Hermansky-Pudlak syndrome (HPS) is a rare genetic disorder that can result in a wide range of symptoms, depending upon which genetic mutation a patient inherits. In three of the 10 forms of HPS, patients develop pulmonary fibrosis (PF), in which tissues deep in the lungs become scarred, interfering with the ability to breathe. PF is a leading cause of premature death in adults with HPS, and there are no treatments approved by the Food and Drug Administration (FDA) for HPS-PF. Scientists from the National Institute on Alcohol Abuse and Alcoholism (NIAAA) and the National Human Genome Research Institute (NHGRI) jointly identified that increased activity of two biological pathways contributes to the development of lung fibrosis in HPS-PF. The lead collaborators discovered that these two pathways can be blocked by a single drug molecule, offering protection against lung fibrosis in animal models of HPS. This project will further develop this drug candidate for clinical testing in patients.
Hermansky-Pudlak syndrome is a rare genetic disorder primarily of lysosome-related organelle biogenesis. There are 10 different types of HPS, depending on which genetic mutation is inherited. Patients with HPS-1, HPS-2 or HPS-4 develop pulmonary fibrosis. In the absence of a Food and Drug Administration (FDA)-approved therapy for HPS-PF, there is an urgent need to identify new therapeutic targets and treatment strategies.
It has been shown that the cannabinoid-1 receptor (CB1R) is overactivated in fibrotic lung tissue of mice and humans with HPS. In previous studies, rimonabant, a CB1R antagonist, demonstrated a modest ability to mitigate fibrosis in animal models. However, the neuropsychiatric side effects of CB1R inhibitors, through the blockade of receptors expressed in the central nervous system (CNS), led to rimonabant being withdrawn from all clinical use. In addition to CB1R, the activity of inducible nitric oxide synthase (iNOS) is also increased in PF, promoting lung inflammation and progression of fibrosis. Because the pathogenesis of HPS-PF is complex, targeting multiple pathways has been recommended as an approach to improve therapeutic efficacy.
To target these independent drivers of PF simultaneously in HPS, the novel drug candidate MRI-1867 was designed as a dual inhibitor of both CB1R and iNOS. To avoid the CNS side effects of the first-generation CB1R antagonists, MRI-1867 was designed to be restricted to the peripheral tissues and specifically excluded from the brain.

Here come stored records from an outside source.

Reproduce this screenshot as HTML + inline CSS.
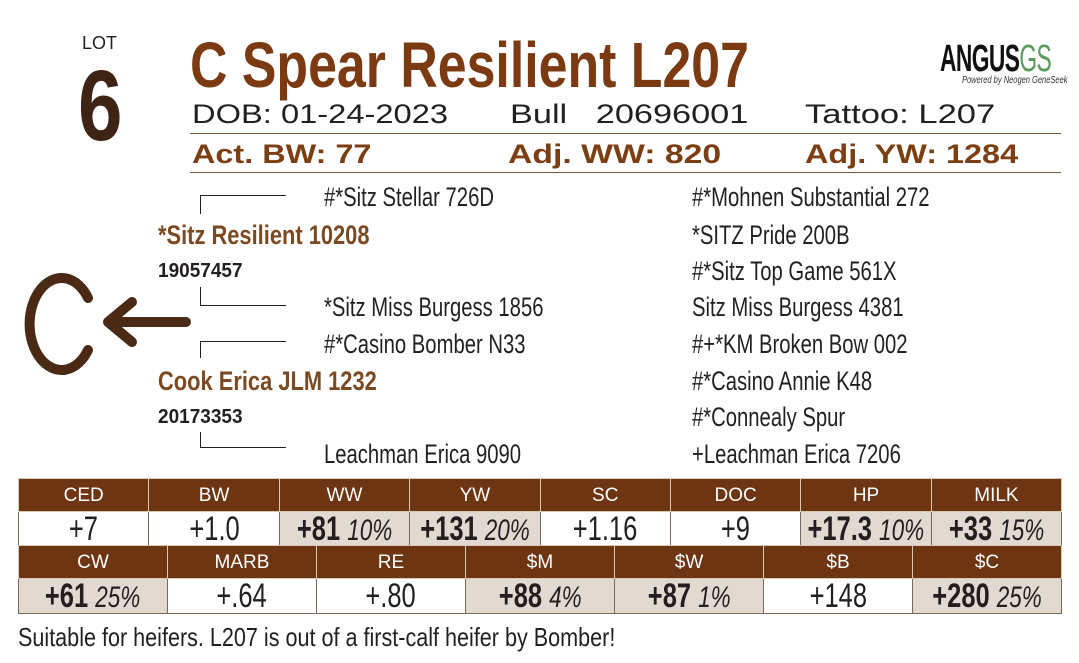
<!DOCTYPE html>
<html><head><meta charset="utf-8"><style>
*{margin:0;padding:0;box-sizing:border-box}
body{width:1079px;height:663px;background:#fff;position:relative;overflow:hidden;font-family:"Liberation Sans",sans-serif;color:#231f20}
.a{position:absolute;white-space:nowrap;line-height:1;transform-origin:left top}
.p{font-size:27px;transform:scaleX(.75)}
.br{color:#7b3f13}
.ln{position:absolute;background:#231f20}
table{position:absolute;left:18px;border-collapse:collapse;table-layout:fixed}
td{border:1px solid #7a6a5a;text-align:center;line-height:1;white-space:nowrap;overflow:hidden}
tr.h td{background:#6e3512;color:#fff;font-size:19px;border-color:#d9c9b8;height:33px}
tr.v td{font-size:34px;height:34px}
tr.v td span{display:inline-block;transform:scaleX(.75);margin:0 -40px}
tr.v td.s span{font-weight:bold}
tr.v td i{font-size:30px;font-weight:normal}
.s{background:#e2d9d0}
</style></head><body>
<div class="a" style="left:82px;top:34px;font-size:18px">LOT</div>
<div class="a" style="left:78px;top:56px;font-size:100px;font-weight:bold;color:#3d2414;transform:scaleX(.8)">6</div>
<div class="a" style="left:190px;top:33px;font-size:64px;font-weight:bold;color:#7b3a12;transform:scaleX(.81)">C Spear Resilient L207</div>
<div class="a" style="left:192px;top:101px;font-size:27px;transform:scaleX(1.21)">DOB: 01-24-2023</div>
<div class="a" style="left:510px;top:101px;font-size:27px;transform:scaleX(1.27)">Bull&nbsp;&nbsp;&nbsp;20696001</div>
<div class="a" style="left:805px;top:101px;font-size:27px;transform:scaleX(1.28)">Tattoo:&nbsp;L207</div>
<div class="ln" style="left:190px;top:133px;width:871px;height:1px;background:#7b5a3a"></div>
<div class="a br" style="left:192px;top:141px;font-size:27px;font-weight:bold;transform:scaleX(1.2)">Act. BW: 77</div>
<div class="a br" style="left:508px;top:141px;font-size:27px;font-weight:bold;transform:scaleX(1.25)">Adj. WW: 820</div>
<div class="a br" style="left:805px;top:141px;font-size:27px;font-weight:bold;transform:scaleX(1.2)">Adj. YW: 1284</div>
<div class="ln" style="left:190px;top:172px;width:871px;height:1px;background:#7b5a3a"></div>
<div class="a" style="left:940px;top:40px;font-size:38px;font-weight:bold;letter-spacing:-1px;color:#111;transform:scaleX(.6)">ANGUS<span style="color:#5a9a5a;font-weight:normal">GS</span></div>
<div class="a" style="left:962px;top:76px;font-size:10px;font-style:italic;color:#333;transform:scaleX(.75)">Powered by Neogen GeneSeek</div>

<div class="ln" style="left:200px;top:195px;width:86px;height:1px"></div>
<div class="ln" style="left:200px;top:195px;width:1px;height:19px"></div>
<div class="ln" style="left:200px;top:287px;width:1px;height:19px"></div>
<div class="ln" style="left:200px;top:305px;width:86px;height:1px"></div>
<div class="ln" style="left:200px;top:341px;width:86px;height:1px"></div>
<div class="ln" style="left:200px;top:341px;width:1px;height:17px"></div>
<div class="ln" style="left:200px;top:432px;width:1px;height:16px"></div>
<div class="ln" style="left:200px;top:447px;width:86px;height:1px"></div>

<div class="a p" style="left:324px;top:184px">#*Sitz Stellar 726D</div>
<div class="a" style="left:158px;top:222px;font-size:27px;font-weight:bold;color:#7b4a22;transform:scaleX(.81)">*Sitz Resilient 10208</div>
<div class="a" style="left:158px;top:261px;font-size:20px;font-weight:bold;transform:scaleX(.95)">19057457</div>
<div class="a p" style="left:324px;top:294px">*Sitz Miss Burgess 1856</div>
<div class="a p" style="left:324px;top:331px">#*Casino Bomber N33</div>
<div class="a" style="left:158px;top:368px;font-size:27px;font-weight:bold;color:#7b4a22;transform:scaleX(.81)">Cook Erica JLM 1232</div>
<div class="a" style="left:158px;top:407px;font-size:20px;font-weight:bold;transform:scaleX(.95)">20173353</div>
<div class="a p" style="left:324px;top:441px">Leachman Erica 9090</div>

<div class="a p" style="left:692px;top:184px">#*Mohnen Substantial 272</div>
<div class="a p" style="left:692px;top:222px">*SITZ Pride 200B</div>
<div class="a p" style="left:692px;top:258px">#*Sitz Top Game 561X</div>
<div class="a p" style="left:692px;top:294px">Sitz Miss Burgess 4381</div>
<div class="a p" style="left:692px;top:331px">#+*KM Broken Bow 002</div>
<div class="a p" style="left:692px;top:368px">#*Casino Annie K48</div>
<div class="a p" style="left:692px;top:404px">#*Connealy Spur</div>
<div class="a p" style="left:692px;top:441px">+Leachman Erica 7206</div>

<svg style="position:absolute;left:0;top:260px" width="200" height="130">
<path d="M88 38 A32 46 0 1 0 88 90" fill="none" stroke="#4a2a14" stroke-width="10" stroke-linecap="round"/>
<path d="M186 62 L108 62 M132 42 L108 62 L132 82" fill="none" stroke="#4a2a14" stroke-width="10" stroke-linecap="round" stroke-linejoin="round"/>
</svg>

<table style="top:478px;width:1043px">
<colgroup><col span="8" style="width:130.4px"></colgroup>
<tr class="h"><td>CED</td><td>BW</td><td>WW</td><td>YW</td><td>SC</td><td>DOC</td><td>HP</td><td>MILK</td></tr>
<tr class="v"><td><span>+7</span></td><td><span>+1.0</span></td><td class="s"><span>+81 <i>10%</i></span></td><td class="s"><span>+131 <i>20%</i></span></td><td><span>+1.16</span></td><td><span>+9</span></td><td class="s"><span>+17.3 <i>10%</i></span></td><td class="s"><span>+33 <i>15%</i></span></td></tr>
</table>
<table style="top:545px;width:1043px">
<colgroup><col span="7" style="width:149px"></colgroup>
<tr class="h"><td>CW</td><td>MARB</td><td>RE</td><td>$M</td><td>$W</td><td>$B</td><td>$C</td></tr>
<tr class="v"><td class="s"><span>+61 <i>25%</i></span></td><td><span>+.64</span></td><td><span>+.80</span></td><td class="s"><span>+88 <i>4%</i></span></td><td class="s"><span>+87 <i>1%</i></span></td><td><span>+148</span></td><td class="s"><span>+280 <i>25%</i></span></td></tr>
</table>
<div class="a" style="left:18px;top:624px;font-size:26px;transform:scaleX(.83)">Suitable for heifers. L207 is out of a first-calf heifer by Bomber!</div>
</body></html>
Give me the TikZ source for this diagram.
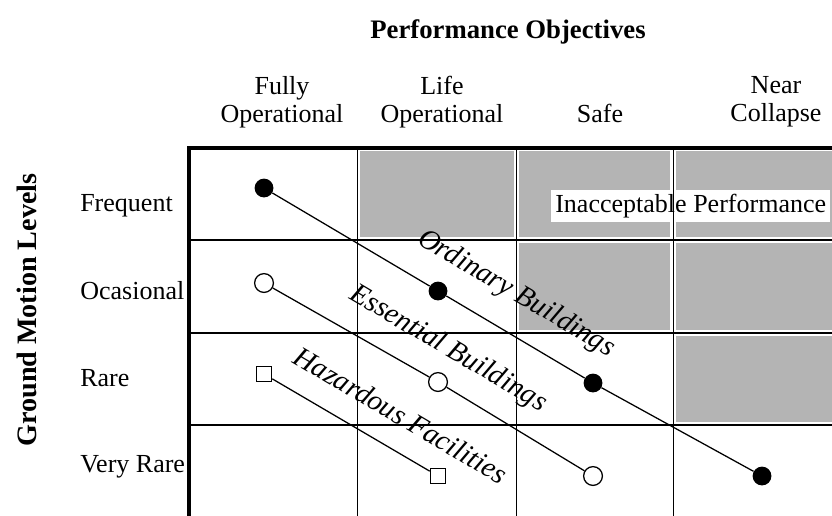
\documentclass[tikz,border=0pt]{standalone}
\usepackage{fontspec}
\setmainfont{Liberation Serif}
\definecolor{shade}{RGB}{180,180,180}

\begin{document}
\begin{tikzpicture}[x=0.025cm,y=-0.025cm]
\tikzset{lbl/.style = {font=\fontsize{18.5}{20}\selectfont, inner sep=0pt}}
\tikzset{head/.style = {font=\fontsize{19}{22}\selectfont\bfseries, inner sep=0pt}}
\tikzset{tag/.style = {font=\fontsize{20.5}{22}\selectfont\itshape, inner sep=0pt, rotate=-30.5}}
\tikzset{fullmark/.style = {shape=circle, fill=black, minimum size=0.47cm, inner sep=0pt}}
\tikzset{openmark/.style = {shape=circle, draw, fill=white, line width=0.9pt, minimum size=0.47cm, inner sep=0pt}}
\tikzset{boxmark/.style = {shape=rectangle, draw, fill=white, line width=0.9pt, minimum size=0.38cm, inner sep=0pt}}
\tikzset{cell/.style = {fill=shade}}
\tikzset{colline/.style = {line width=0.7pt}}
\tikzset{rowline/.style = {line width=1.4pt}}
\tikzset{frame/.style = {line width=2.9pt}}
\useasboundingbox (0,0) rectangle (832,515);
\fill[white] (0,0) rectangle (832,515);
% headings
\node[head] (title) at (508,32) {Performance Objectives};
\node[head, rotate=90, font=\fontsize{20}{22}\selectfont\bfseries] (gml) at (27,310) {Ground Motion Levels};
\node[lbl, align=center, anchor=north] (fo) at (282,76) {Fully\\Operational};
\node[lbl, align=center, anchor=north] (lo) at (442,76) {Life\\Operational};
\node[lbl, anchor=base] (sf) at (600,122) {Safe};
\node[lbl, align=center, anchor=north] (nc) at (776,76) {Near\\Collapse};
\node[lbl, anchor=base west] (fr) at (80,211) {Frequent};
\node[lbl, anchor=base west] (oc) at (80,299) {Ocasional};
\node[lbl, anchor=base west] (ra) at (80,386) {Rare};
\node[lbl, anchor=base west] (vr) at (80,472) {Very Rare};

\begin{scope}
\clip (0,0) rectangle (832,515);
% shaded cells
\fill[cell] (360,151) rectangle (514,237);
\fill[cell] (519,151) rectangle (670,237);
\fill[cell] (676,151) rectangle (840,237);
\fill[cell] (519,243) rectangle (670,330);
\fill[cell] (676,243) rectangle (840,330);
\fill[cell] (676,336) rectangle (840,422);
\node[lbl, fill=white, anchor=west, inner xsep=0.1cm, minimum height=0.8cm] (bad) at (551,206) {Inacceptable Performance};
% grid
\draw[colline] (357,148) -- (357,520);
\draw[colline] (516,148) -- (516,520);
\draw[colline] (673,148) -- (673,520);
\draw[rowline] (189,240) -- (840,240);
\draw[rowline] (189,333) -- (840,333);
\draw[rowline] (189,425) -- (840,425);
\draw[frame] (189,520) -- (189,148) -- (840,148);

% markers
\node[fullmark] (ob1) at (264,188) {};
\node[fullmark] (ob2) at (438,291) {};
\node[fullmark] (ob3) at (593,383) {};
\node[fullmark] (ob4) at (762,476) {};
\node[openmark] (eb1) at (264,283) {};
\node[openmark] (eb2) at (438,382) {};
\node[openmark] (eb3) at (593,476) {};
\node[boxmark] (hf1) at (264,374) {};
\node[boxmark] (hf2) at (438,476) {};

%lines
\tikzset{edge/.style = {line width=0.9pt}}
\draw[edge] (ob1) -- (ob2) -- (ob3) -- (ob4);
\draw[edge] (eb1) -- (eb2) -- (eb3);
\draw[edge] (hf1) -- (hf2);
\node[tag] (ot) at (516,294) {Ordinary Buildings};
\node[tag] (et) at (448,349) {Essential Buildings};
\node[tag] (ht) at (401,415) {Hazardous Facilities};
\end{scope}
\end{tikzpicture}
\end{document}
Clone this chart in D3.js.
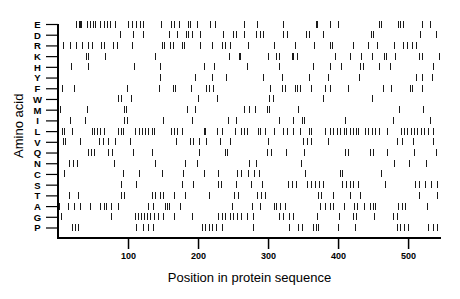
<!DOCTYPE html>
<html>
<head>
<meta charset="utf-8">
<script src="https://cdn.jsdelivr.net/npm/d3@7"></script>
<style>
  html, body { margin: 0; padding: 0; background: #fff; }
  svg { display: block; }
  text { font-family: Arial, "Liberation Sans", Helvetica, sans-serif; fill: #000; }
</style>
</head>
<body>
<svg id="chart" width="460" height="299"></svg>
<script>
// ---- data (positions of each amino acid along the sequence) ----
const aminoAcids = ["E","D","R","K","H","Y","F","W","M","I","L","V","Q","N","C","S","T","A","G","P"];
const seqLength = 547;
const xTicks = [100, 200, 300, 400, 500];

const posE = [26,30,31,33,42,46,50,53,60,65,70,74,81,100,105,112,117,122,147,162,165,173,186,189,198,217,224,265,284,321,368,370,388,400,459,462,485,489,493,520,531];
const posD = [88,107,121,158,170,183,186,191,203,235,250,254,265,283,289,293,321,327,354,358,378,447,450,517,540];
const posR = [7,17,26,34,43,48,61,65,78,84,105,148,151,160,164,177,180,203,220,234,239,246,272,309,339,366,388,391,421,443,456,480,493,498,505,511];
const posK = [40,43,67,139,244,258,260,300,312,316,334,336,341,396,417,433,448,465,468,481,515,520,544];
const posH = [19,43,108,145,208,223,270,316,364,389,404,431,436,459,474,536];
const posY = [146,196,220,240,293,320,359,386,430,512,520,534];
const posF = [6,23,98,144,164,167,190,211,216,221,303,320,324,339,342,346,361,382,389,414,464,476,503,506,520];
const posW = [86,90,104,200,227,302,307,379,448];
const posM = [3,41,94,97,184,196,265,273,282,298,302,343,487,522];
const posI = [17,39,94,98,150,191,243,254,315,336,348,352,410,479,531];
const posL = [5,9,20,48,51,55,60,65,86,90,93,110,115,120,124,129,134,137,162,166,170,177,208,210,227,234,253,261,265,270,286,289,296,308,322,327,336,345,358,362,381,389,393,398,403,408,412,417,422,426,429,439,443,448,453,458,470,490,494,499,504,509,513,518,523,529,535];
const posV = [7,10,31,59,64,71,81,103,169,188,193,202,211,231,245,300,350,356,362,385,484,491,507,536];
const posQ = [43,47,51,72,77,107,134,202,239,242,299,304,325,351,410,414,445,450,470,509,540];
const posN = [16,21,27,80,139,181,199,273,283,347,480,502,525];
const posC = [8,93,115,149,179,208,228,255,261,271,280,287,353,403,406,462];
const posS = [90,112,177,193,229,233,254,276,292,329,334,340,356,361,367,373,379,406,412,417,422,428,467,510,515,524,533,541];
const posT = [15,29,90,94,134,139,145,150,165,181,215,251,257,284,290,296,372,376,393,417,431,515,541];
const posA = [2,14,23,32,45,60,65,69,75,86,129,136,153,156,159,174,248,277,289,308,311,317,324,374,381,389,393,408,423,427,437,446,450,453,486,491,496,527];
const posG = [4,76,110,114,118,123,127,131,137,143,150,165,191,229,234,239,246,250,256,262,270,278,315,322,330,335,370,402,422,426,451,479,484];
const posP = [20,24,29,111,122,129,136,205,210,215,220,226,234,278,330,343,348,364,368,371,400,424,484,489,494,500,529,536,541];

const positionsByAA = {
  E: posE, D: posD, R: posR, K: posK, H: posH, Y: posY, F: posF, W: posW, M: posM, I: posI,
  L: posL, V: posV, Q: posQ, N: posN, C: posC, S: posS, T: posT, A: posA, G: posG, P: posP
};
const marks = [];
aminoAcids.forEach(aa => positionsByAA[aa].forEach(p => marks.push({ aa, p })));

(function draw() {
  const svg = d3.select("#chart");
  const mLeft = 58, mRight = 441, mTop = 24, rowsBottom = 227.5, mBottom = 238;

  const x = d3.scaleLinear().domain([0, seqLength]).range([mLeft, mRight]);
  const y = d3.scalePoint().domain(aminoAcids).range([mTop, rowsBottom]);
  const markHalf = 3.5;

  // marks
  svg.append("g")
    .selectAll("line")
    .data(marks)
    .join("line")
    .attr("x1", d => Math.round(x(d.p)) + 0.5)
    .attr("x2", d => Math.round(x(d.p)) + 0.5)
    .attr("y1", d => y(d.aa) - markHalf)
    .attr("y2", d => y(d.aa) + markHalf)
    .attr("stroke", "#1a1a1a")
    .attr("stroke-width", 1)
    .attr("shape-rendering", "crispEdges");

  // y axis
  const yAxis = svg.append("g")
    .attr("transform", `translate(${mLeft},0)`)
    .call(d3.axisLeft(y).tickSize(12).tickSizeOuter(0).tickPadding(3));
  yAxis.select(".domain").remove();
  yAxis.selectAll(".tick line").attr("stroke", "#000").attr("stroke-width", 1.2);
  yAxis.selectAll(".tick text")
    .attr("font-size", 9.5)
    .attr("font-family", "Arial, 'Liberation Sans', sans-serif")
    .attr("font-weight", "bold")
    .attr("text-anchor", "middle")
    .attr("x", -20.5)
    .attr("dy", "0.36em");

  // x axis
  const xAxis = svg.append("g")
    .attr("transform", `translate(0,${mBottom})`)
    .call(d3.axisBottom(x).tickValues(xTicks).tickSize(11).tickSizeOuter(0).tickPadding(4));
  xAxis.select(".domain").remove();
  xAxis.selectAll(".tick line").attr("stroke", "#000").attr("stroke-width", 1.5);
  xAxis.selectAll(".tick text")
    .attr("font-size", 9)
    .attr("font-weight", "bold")
    .attr("font-family", "Arial, 'Liberation Sans', sans-serif");

  // axis lines (from scales)
  svg.append("line")
    .attr("x1", x(0)).attr("x2", x(0))
    .attr("y1", y(aminoAcids[0])).attr("y2", mBottom)
    .attr("stroke", "#000").attr("stroke-width", 2);
  svg.append("line")
    .attr("x1", x(0) - 1).attr("x2", x(seqLength))
    .attr("y1", mBottom).attr("y2", mBottom)
    .attr("stroke", "#000").attr("stroke-width", 2);

  // titles
  svg.append("text")
    .attr("x", (mLeft + mRight) / 2)
    .attr("y", 282)
    .attr("text-anchor", "middle")
    .attr("font-size", 13)
    .text("Position in protein sequence");

  svg.append("text")
    .attr("transform", `translate(23,${(mTop + rowsBottom) / 2}) rotate(-90)`)
    .attr("text-anchor", "middle")
    .attr("font-size", 13)
    .text("Amino acid");
})();
</script>
</body>
</html>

MRI-1867 is orally bioavailable, and in chronic treatment in animal models of PF it provided increased antifibrotic efficacy compared with targeting either CB1R or iNOS alone.
National Institute on Alcohol Abuse and Alcoholism, Bethesda, MD
Resat Cinar, Pharm., Ph.D.
George Kunos, M.D., Ph.D.
Malliga R. Iyer, Ph.D.
Public Health Impact
Pulmonary fibrosis is a progressive condition. Symptoms worsen over time and can range from breathing problems, such as shortness of breath even while at rest, to more severe symptoms, such as lung infections, blood clots, pulmonary hypertension and heart failure. PF is a leading cause of premature death in HPS patients, and there are no FDA-approved treatments for HPS-PF.
The TRND project team has developed a comprehensive project plan to advance MRI-1867 toward clinical testing. TRND scientists are developing a synthetic process and a suitable formulation for manufacturing MRI-1867; developing and validating the analytical and bioanalytical assays necessary to evaluate the drug product; and conducting preclinical pharmacokinetics, safety and toxicology studies that will enable the collaborators to submit an Investigational New Drug application with the Food and Drug Administration to initiate a Phase I clinical trial.